Structured output needs are better served by native json_schema support than JSON mode workarounds.

When to Keep Chat Completions

Existing applications don't need immediate migration. Both APIs work simultaneously through gateways like Bifrost.

Legacy codebases with significant Chat Completions integration may not justify migration costs until OpenAI announces deprecation timelines.

Framework dependencies using Chat Completions may not support Responses yet. Check library compatibility before migrating.

Gradual Migration Strategy

Gateways enabling both APIs allow gradual migration:

  1. Keep existing code on Chat Completions
  2. Use Responses for new features
  3. Test Responses thoroughly in staging
  4. Migrate critical paths when confident
  5. Monitor performance and error rates

Semantic caching works across both APIs, so cache hit rates won't drop during migration.

Implementation in Bifrost

Bifrost v1.3.0 implements Responses API with:

Full provider support. Transparent translation to OpenAI, Anthropic, Google, AWS, and Azure formats.

Streaming and non-streaming. Both modes work with complete observability.

Semantic caching. Cross-API cache hits reduce duplicate processing.

Observability integration. All logging, tracing, and metrics plugins capture Responses data.

Anthropic extensions.
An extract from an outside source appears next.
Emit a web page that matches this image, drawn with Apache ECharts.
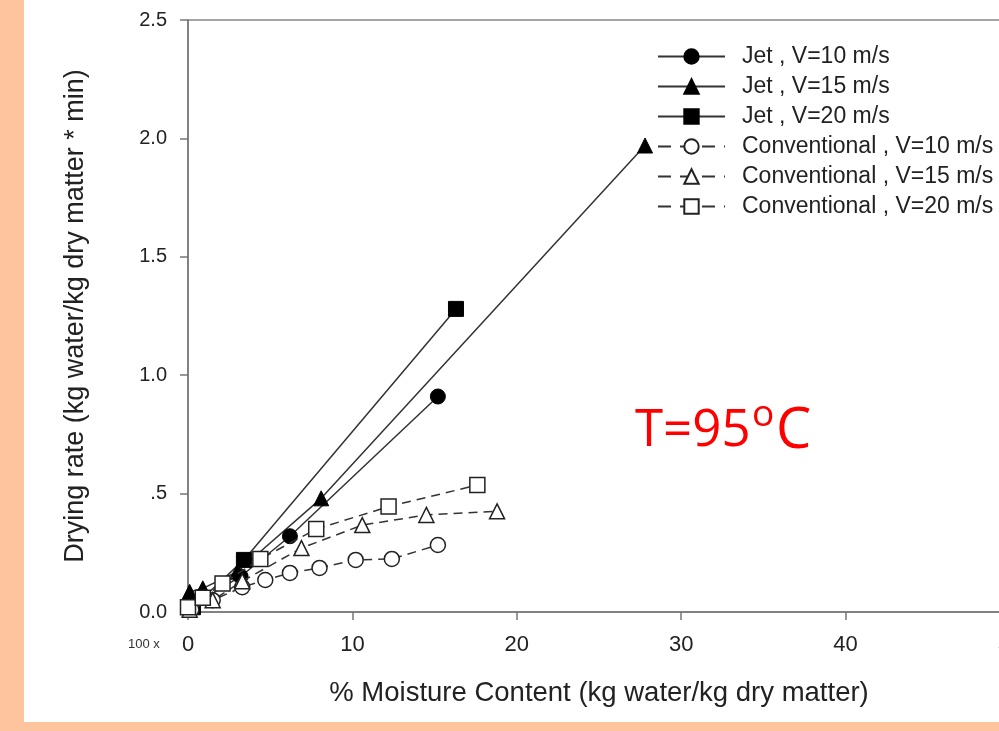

Native support for Claude's thinking parameter.

The implementation maintains Bifrost's low-latency characteristics - 11µs overhead at 5,000 RPS remains unchanged.

Looking Forward

OpenAI continues expanding Responses API features. Web search and citation capabilities are in beta. Additional structured output formats and reasoning transparency may arrive.

For gateway implementers, the key challenge is maintaining compatibility across provider ecosystems while supporting emerging features. As the API evolves, translation logic must adapt to new parameters and response types.

For application developers, Responses API offers a cleaner foundation for building LLM-powered applications. The explicit tool handling, conversation chaining, and structured output support address real pain points from Chat Completions.

Teams using gateways like Bifrost can adopt Responses incrementally, testing new code paths while keeping production systems stable. The semantic cache works across both APIs, preventing performance regressions during migration.